## Stated problem:
Your job is to return the lines between the line holding "Give me the" and the line holding "return fig.add_axes([fx(left), fy(bottom), (right", inclusive, exactly and with no pictures.

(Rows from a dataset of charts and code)
○ ○ ○ ○ ○
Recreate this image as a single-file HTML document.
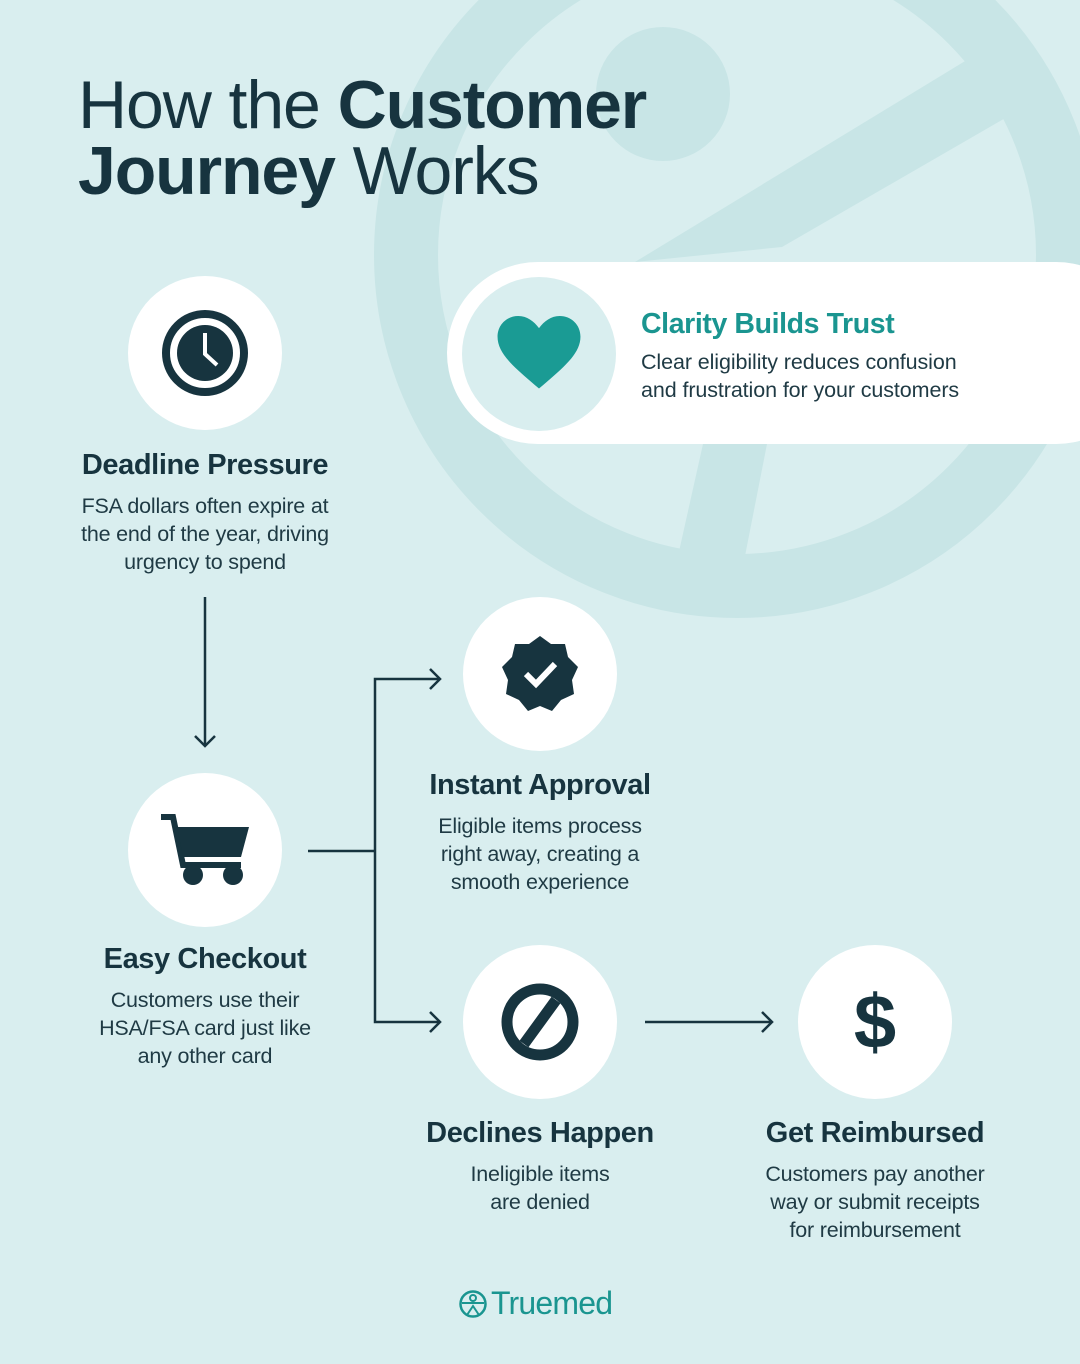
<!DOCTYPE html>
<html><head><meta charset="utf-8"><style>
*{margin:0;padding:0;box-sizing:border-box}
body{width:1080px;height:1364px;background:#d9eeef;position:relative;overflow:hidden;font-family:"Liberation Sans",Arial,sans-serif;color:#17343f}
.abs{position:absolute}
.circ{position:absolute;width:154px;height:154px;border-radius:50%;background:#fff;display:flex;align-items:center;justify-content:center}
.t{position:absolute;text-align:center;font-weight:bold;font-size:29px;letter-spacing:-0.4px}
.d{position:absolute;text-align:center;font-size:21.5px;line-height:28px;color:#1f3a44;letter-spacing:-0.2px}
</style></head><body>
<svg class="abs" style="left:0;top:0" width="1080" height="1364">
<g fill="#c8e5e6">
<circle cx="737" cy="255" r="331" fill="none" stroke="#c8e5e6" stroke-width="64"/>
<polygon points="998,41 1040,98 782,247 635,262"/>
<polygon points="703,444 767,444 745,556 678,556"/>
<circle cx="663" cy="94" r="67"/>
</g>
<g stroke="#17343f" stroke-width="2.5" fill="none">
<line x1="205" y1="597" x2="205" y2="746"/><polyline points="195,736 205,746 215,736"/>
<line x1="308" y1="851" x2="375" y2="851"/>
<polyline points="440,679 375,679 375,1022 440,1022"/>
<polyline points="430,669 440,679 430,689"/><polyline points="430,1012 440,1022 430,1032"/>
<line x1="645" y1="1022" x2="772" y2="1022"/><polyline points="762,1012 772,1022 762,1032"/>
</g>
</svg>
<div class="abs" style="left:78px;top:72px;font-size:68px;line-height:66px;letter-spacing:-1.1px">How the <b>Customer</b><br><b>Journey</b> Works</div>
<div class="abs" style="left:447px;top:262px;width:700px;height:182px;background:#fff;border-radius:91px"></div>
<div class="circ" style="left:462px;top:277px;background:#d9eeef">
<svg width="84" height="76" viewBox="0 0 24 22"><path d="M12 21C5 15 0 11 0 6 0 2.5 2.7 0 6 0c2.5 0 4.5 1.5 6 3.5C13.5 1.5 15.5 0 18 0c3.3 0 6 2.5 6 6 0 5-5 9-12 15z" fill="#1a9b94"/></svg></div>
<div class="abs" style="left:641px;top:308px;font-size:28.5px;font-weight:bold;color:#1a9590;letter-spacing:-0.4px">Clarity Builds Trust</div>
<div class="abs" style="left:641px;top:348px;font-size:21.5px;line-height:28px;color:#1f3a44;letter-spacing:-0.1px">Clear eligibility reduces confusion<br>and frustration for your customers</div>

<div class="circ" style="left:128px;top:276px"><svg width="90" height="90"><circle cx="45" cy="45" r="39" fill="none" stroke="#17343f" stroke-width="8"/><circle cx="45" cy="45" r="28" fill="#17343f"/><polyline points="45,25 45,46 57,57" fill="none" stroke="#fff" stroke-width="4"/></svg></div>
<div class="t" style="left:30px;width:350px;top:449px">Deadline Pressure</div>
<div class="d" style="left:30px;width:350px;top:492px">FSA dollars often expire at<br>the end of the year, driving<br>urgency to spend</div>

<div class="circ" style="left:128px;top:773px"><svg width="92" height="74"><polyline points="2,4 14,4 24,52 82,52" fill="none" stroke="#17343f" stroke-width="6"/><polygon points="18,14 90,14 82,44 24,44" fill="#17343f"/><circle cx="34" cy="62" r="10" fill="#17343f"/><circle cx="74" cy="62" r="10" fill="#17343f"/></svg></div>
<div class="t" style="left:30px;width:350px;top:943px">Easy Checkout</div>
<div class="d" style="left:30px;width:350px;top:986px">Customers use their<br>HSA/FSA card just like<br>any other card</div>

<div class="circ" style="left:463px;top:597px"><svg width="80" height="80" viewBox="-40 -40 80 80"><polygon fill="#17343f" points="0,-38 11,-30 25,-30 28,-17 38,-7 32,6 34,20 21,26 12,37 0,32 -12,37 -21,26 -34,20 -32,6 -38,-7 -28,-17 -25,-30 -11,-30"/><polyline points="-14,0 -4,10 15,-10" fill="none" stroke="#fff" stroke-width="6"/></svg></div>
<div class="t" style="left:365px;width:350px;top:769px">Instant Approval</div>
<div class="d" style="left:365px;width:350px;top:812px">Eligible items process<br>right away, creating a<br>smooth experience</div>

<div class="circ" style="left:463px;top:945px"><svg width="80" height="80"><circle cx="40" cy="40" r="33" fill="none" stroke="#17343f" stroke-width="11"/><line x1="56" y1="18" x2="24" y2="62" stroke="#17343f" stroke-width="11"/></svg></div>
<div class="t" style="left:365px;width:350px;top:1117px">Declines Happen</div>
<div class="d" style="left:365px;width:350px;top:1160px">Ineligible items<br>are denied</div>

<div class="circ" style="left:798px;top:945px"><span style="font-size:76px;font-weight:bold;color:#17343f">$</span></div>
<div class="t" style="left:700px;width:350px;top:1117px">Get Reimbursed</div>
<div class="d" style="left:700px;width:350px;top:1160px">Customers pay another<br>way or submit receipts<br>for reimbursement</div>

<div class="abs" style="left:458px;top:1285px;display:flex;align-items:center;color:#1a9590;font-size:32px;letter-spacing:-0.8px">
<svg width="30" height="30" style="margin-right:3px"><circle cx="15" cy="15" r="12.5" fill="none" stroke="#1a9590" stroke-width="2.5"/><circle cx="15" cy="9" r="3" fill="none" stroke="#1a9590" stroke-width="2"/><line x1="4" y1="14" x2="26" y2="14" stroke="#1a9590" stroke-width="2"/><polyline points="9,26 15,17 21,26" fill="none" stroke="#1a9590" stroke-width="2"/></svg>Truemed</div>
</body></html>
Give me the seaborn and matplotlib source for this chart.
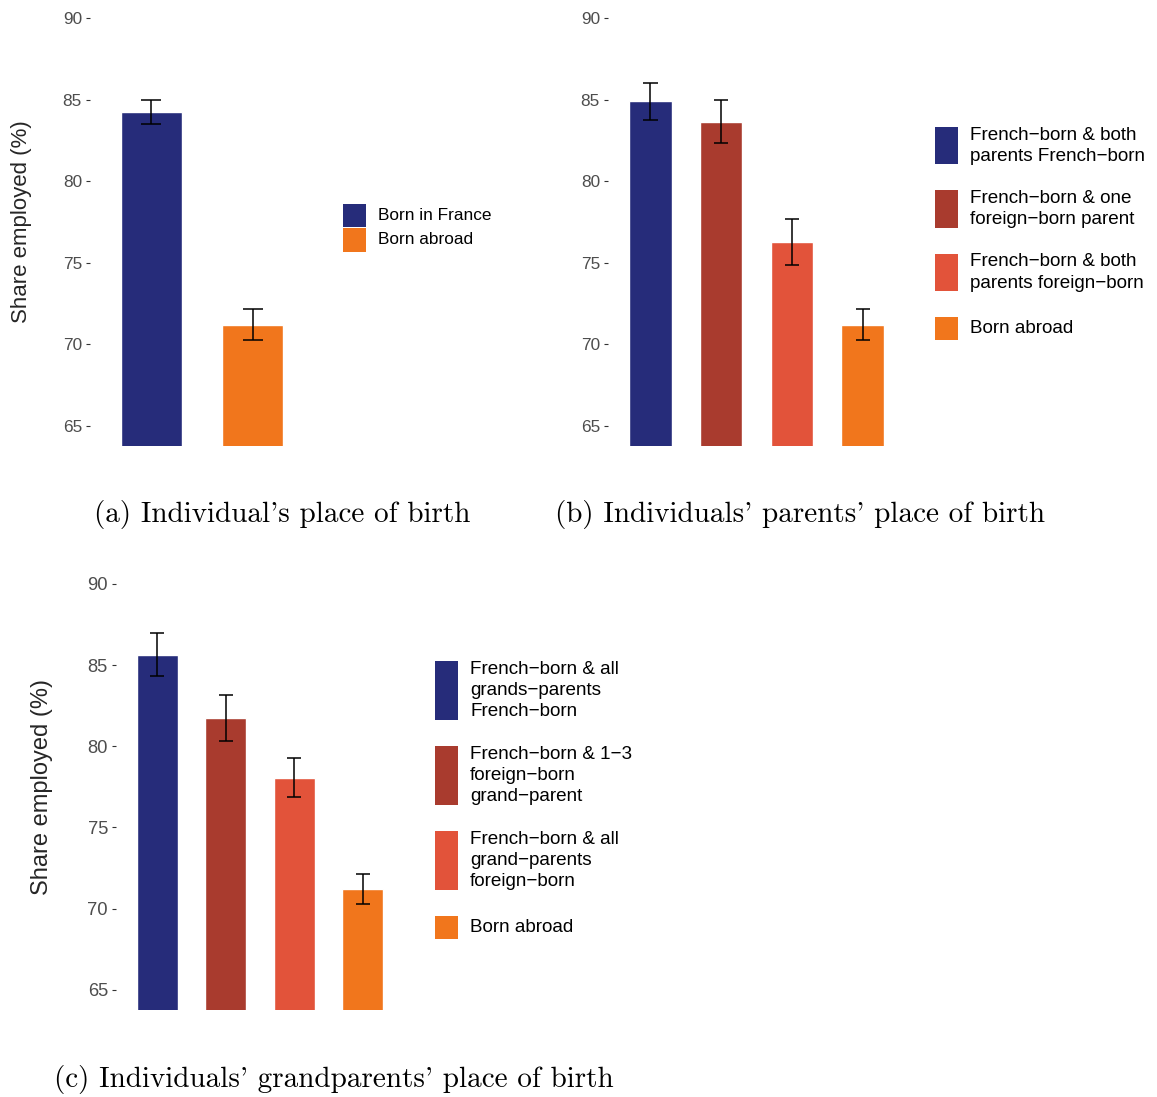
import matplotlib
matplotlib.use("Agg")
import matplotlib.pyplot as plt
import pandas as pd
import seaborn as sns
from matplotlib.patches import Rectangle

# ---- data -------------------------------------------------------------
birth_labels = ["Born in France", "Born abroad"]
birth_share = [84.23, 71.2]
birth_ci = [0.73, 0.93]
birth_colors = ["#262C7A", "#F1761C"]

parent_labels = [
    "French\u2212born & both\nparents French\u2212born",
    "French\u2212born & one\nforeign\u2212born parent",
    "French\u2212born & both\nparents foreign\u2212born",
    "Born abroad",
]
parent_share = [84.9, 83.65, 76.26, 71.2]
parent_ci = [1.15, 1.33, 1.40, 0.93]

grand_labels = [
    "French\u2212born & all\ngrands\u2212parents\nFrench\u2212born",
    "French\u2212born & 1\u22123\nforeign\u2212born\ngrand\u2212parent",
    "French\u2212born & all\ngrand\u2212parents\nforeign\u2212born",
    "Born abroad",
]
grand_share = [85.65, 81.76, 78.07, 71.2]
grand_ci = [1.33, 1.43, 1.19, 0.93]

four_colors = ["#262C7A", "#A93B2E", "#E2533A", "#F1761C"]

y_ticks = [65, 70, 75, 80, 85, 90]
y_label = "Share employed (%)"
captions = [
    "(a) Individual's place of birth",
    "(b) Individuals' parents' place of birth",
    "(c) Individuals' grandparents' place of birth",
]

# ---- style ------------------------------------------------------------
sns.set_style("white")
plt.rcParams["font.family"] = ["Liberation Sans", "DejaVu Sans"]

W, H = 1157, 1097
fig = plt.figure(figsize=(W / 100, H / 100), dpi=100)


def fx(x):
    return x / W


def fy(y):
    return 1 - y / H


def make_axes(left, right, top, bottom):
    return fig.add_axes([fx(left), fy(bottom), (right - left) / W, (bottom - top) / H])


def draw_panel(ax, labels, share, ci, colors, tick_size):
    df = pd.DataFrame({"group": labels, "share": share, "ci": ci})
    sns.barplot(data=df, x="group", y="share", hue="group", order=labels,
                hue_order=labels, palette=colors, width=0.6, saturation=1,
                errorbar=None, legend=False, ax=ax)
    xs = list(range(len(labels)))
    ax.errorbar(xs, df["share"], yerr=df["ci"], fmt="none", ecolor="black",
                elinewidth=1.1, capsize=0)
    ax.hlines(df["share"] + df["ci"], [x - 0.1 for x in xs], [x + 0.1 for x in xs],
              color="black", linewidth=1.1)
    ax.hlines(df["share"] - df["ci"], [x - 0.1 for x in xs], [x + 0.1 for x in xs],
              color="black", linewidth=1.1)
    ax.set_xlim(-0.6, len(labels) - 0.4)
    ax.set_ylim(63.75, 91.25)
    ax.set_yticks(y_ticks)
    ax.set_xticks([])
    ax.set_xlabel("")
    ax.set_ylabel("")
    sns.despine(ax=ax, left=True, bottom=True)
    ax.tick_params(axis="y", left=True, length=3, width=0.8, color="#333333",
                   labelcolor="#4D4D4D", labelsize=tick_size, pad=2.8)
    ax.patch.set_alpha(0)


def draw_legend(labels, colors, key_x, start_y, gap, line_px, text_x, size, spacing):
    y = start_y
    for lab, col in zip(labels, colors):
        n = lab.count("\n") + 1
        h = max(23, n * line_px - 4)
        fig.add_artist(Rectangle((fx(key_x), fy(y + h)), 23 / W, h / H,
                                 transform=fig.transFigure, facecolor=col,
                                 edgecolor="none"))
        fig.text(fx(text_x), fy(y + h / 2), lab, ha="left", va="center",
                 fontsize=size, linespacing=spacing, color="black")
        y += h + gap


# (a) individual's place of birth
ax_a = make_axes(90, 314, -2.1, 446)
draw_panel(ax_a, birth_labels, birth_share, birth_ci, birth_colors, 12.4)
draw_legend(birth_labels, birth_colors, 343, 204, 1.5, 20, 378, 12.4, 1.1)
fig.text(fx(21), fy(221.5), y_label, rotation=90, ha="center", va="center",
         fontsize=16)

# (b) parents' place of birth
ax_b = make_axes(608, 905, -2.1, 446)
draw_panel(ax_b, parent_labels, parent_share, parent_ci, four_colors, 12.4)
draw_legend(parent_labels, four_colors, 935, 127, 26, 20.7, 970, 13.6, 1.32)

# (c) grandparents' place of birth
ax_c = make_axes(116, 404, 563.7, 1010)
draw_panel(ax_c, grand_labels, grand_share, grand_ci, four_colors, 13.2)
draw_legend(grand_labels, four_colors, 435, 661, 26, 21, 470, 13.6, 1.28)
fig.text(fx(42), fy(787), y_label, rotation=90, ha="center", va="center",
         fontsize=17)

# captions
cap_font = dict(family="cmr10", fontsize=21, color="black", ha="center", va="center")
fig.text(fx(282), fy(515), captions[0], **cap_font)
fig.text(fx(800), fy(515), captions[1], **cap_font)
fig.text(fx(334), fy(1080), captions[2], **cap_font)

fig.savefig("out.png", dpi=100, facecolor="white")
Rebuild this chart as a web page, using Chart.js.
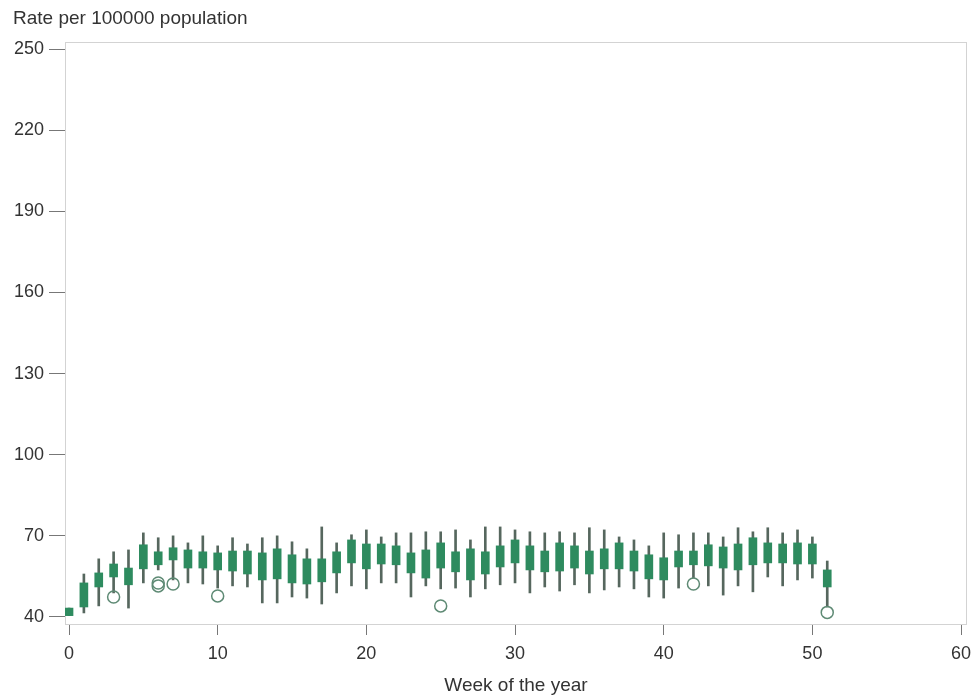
○ ○ ○ ○ ○
## Completed exercise:
Give me the seaborn and matplotlib source for this chart.
import matplotlib
matplotlib.use("Agg")
import matplotlib.pyplot as plt
import pandas as pd
import seaborn as sns
from matplotlib.patches import Rectangle

# ---- data -------------------------------------------------------------
birth_labels = ["Born in France", "Born abroad"]
birth_share = [84.23, 71.2]
birth_ci = [0.73, 0.93]
birth_colors = ["#262C7A", "#F1761C"]

parent_labels = [
    "French\u2212born & both\nparents French\u2212born",
    "French\u2212born & one\nforeign\u2212born parent",
    "French\u2212born & both\nparents foreign\u2212born",
    "Born abroad",
]
parent_share = [84.9, 83.65, 76.26, 71.2]
parent_ci = [1.15, 1.33, 1.40, 0.93]

grand_labels = [
    "French\u2212born & all\ngrands\u2212parents\nFrench\u2212born",
    "French\u2212born & 1\u22123\nforeign\u2212born\ngrand\u2212parent",
    "French\u2212born & all\ngrand\u2212parents\nforeign\u2212born",
    "Born abroad",
]
grand_share = [85.65, 81.76, 78.07, 71.2]
grand_ci = [1.33, 1.43, 1.19, 0.93]

four_colors = ["#262C7A", "#A93B2E", "#E2533A", "#F1761C"]

y_ticks = [65, 70, 75, 80, 85, 90]
y_label = "Share employed (%)"
captions = [
    "(a) Individual's place of birth",
    "(b) Individuals' parents' place of birth",
    "(c) Individuals' grandparents' place of birth",
]

# ---- style ------------------------------------------------------------
sns.set_style("white")
plt.rcParams["font.family"] = ["Liberation Sans", "DejaVu Sans"]

W, H = 1157, 1097
fig = plt.figure(figsize=(W / 100, H / 100), dpi=100)


def fx(x):
    return x / W


def fy(y):
    return 1 - y / H


def make_axes(left, right, top, bottom):
    return fig.add_axes([fx(left), fy(bottom), (right - left) / W, (bottom - top) / H])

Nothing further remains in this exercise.